Detection of domain generation algorithms (DGAs) using machine learning techniques is a crucial aspect of cybersecurity. DGAs are a method used by malware to generate a large number of domain names that can be used to communicate with command and control servers. These domains are often random and can be difficult to detect using traditional methods such as blacklisting.
One technique we use is to use n-grams, which are sequences of n characters, to represent the domains. By creating a feature vector of the frequency of each n-gram in a domain, a model can learn to distinguish between DGA and non-DGA domains based on the patterns of n-grams they contain.
Another technique used is technique known as “long short-term memory” (LSTM), which is a type of recurrent neural network. LSTM has been shown to be effective at detecting DGAs that generate domain names based on a specific pattern or algorithm, as it can learn the underlying patterns in the data.
A more recent technique is to use “transfer learning” in DGA detection. Transfer learning is a machine learning technique where a model trained on one task is used as a starting point for a model on a second related task. This can be particularly useful in DGA detection, where there may be a limited amount of data available for training a model, by using a model pre-trained on a large dataset and fine-tuning it for the specific task of DGA detection.
Another recent approach is to use “Generative Adversarial Networks” (GANs) for DGA detection.
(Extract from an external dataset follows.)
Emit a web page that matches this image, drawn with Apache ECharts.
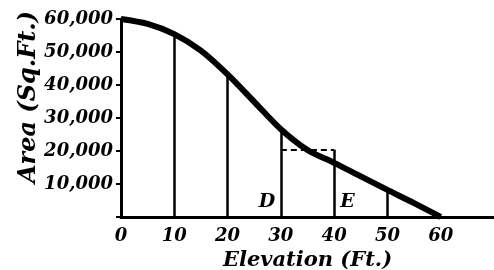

GANs consist of two neural networks, a generator and a discriminator, that work against each other to improve the performance of the model. The generator generates new data, while the discriminator tries to distinguish the generated data from the real data. This approach can be used to generate DGA domains similar to real DGA domains and use it for training the classifier.
To improve the accuracy of DGA detection using machine learning, it is important to have a diverse and well-curated dataset. It is also important to evaluate the model’s performance on a separate dataset to avoid overfitting.
In conclusion, machine learning is a powerful tool for detecting DGA domains and we at seclookup incorporate this techonology which can improve the efficiency and accuracy of detection engine.